What exactly is enthalpy? What does the term enthalpy really mean and what is its physical interpretation? What does the wikipedia definition of enthalpy mean, which says that $pV$ work in the enthalpy definition is the energy required to place the system in its surroundings? And why is the heat of a reaction measured in enthalpies and not internal energy? 
 A: Enthalpy is all energy associated with something at its current position; it is internal energy and the work (found as $pV$) required to place it where ever it is.
$$H=U+pV$$


Daniel V. Schroeder, "Thermal physics", Addison-Wesley, 2000 (page 34)
To create a rabbit out of nothing and place it on the table, the magician must summon up not only the energy $U$ of the rabbit, but also some additional energy, equal to $pV$, to push the atmosphere out of the way to make room.

(Thanks, @user115350, for link to this illustration.)
It is a useful parameter when you for example compare different parts in a pipe system. A system with flow through pipes is e.g. What we have in the back of our fridge, or in a power plant etc. Enthalpy takes into account not only the energy stored in each part/point of the fluid in this moment, but also the energy required to "place" it there.
If there are no pumps or turbines etc. along the way, the enthalpy is therefore constant within a pipe even if the pipe narrows in and pressure and volume change. 
However, in many textbooks I've read the reason for defining this parameter is out of convenience, since internal energy plus $pV$ is a very commonly used expression in energy systems. But I personally like to think of it in the above way for a intuitive picture. 
A: Enthalpy is a useful quantity when the pressure is constant. Indeed, for a $PVT$ system, taking the differential of $H=U+pV$, and using the first and second law of thermodynamics: $$T\text d S=\text d U +p\text d V$$ we obtain: $$\text d H = T\text d S +V\text dp.$$This shows that the natural choice is to consider $H=H(p,S)$. This also shows that, if the pressure $p$ is constant: $$\text d H =\text d Q _p$$is the exchanged heat at constant pressure, which is why $H$ is often used in the characterization of chemical reactions, when they are studied at, say, a constant $p=1\,\text {atm}$.
However, the enthalpy is also useful in other context. One which surprised me when I learned about it, is fluid-dynamics of ideal, isentropic flows. This exploits the fact that the entropy is constant and is therefore somewhat parallel to the precedent case.

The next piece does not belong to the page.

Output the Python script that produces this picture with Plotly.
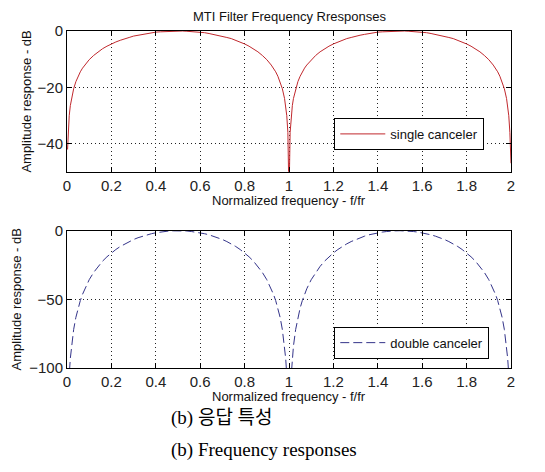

In fluid-dynamics, it is common to consider thermodynamic quantities per unit mass. It is also assumed that each unit mass of the fluid is a copy of the same thermodynamical system, which can be considered in thermodynamical equilibrium at every instant of time. If $h,s,p$ are the local (specific) enthalpy, entropy and pressure, then the above relation for $\text d H$ becomes: $$\text d h = T\text d s + \frac {1}{\rho} \text d p$$($\rho$ is the density). Here, now, it is the entropy which is constant over all the fluid. This allows us to reformulate Euler's equation: $$\frac{\text D \mathbf v}{\text D t}=-\frac{\nabla p}{\rho}$$ in the useful form: $$\frac{\text D \mathbf v}{\text D t}=-\nabla h.$$ If, for example, the flow is stationary, the LHS reads:$$\frac{\text D \mathbf v}{\text D t}=\nabla{\frac{v^2}{2}}-\mathbf v \times (\mathbf \nabla\times  \mathbf v),$$ so that the quantity: $$h+\frac{v^2}{2}=u+\frac{p}{\rho}+\frac{v^2}{2}$$ is constant along the trajectories of fluid particles. This is Bernoulli's theorem generalized for a compressible perfect fluid. If the density is constant, then $u$ is also constant in an isentropic flow, so that Bernoulli's integral becomes: $$\frac{p}{\rho}+\frac{v^2}{2},$$ but in the general case we have to include the whole enthalpy in the integral.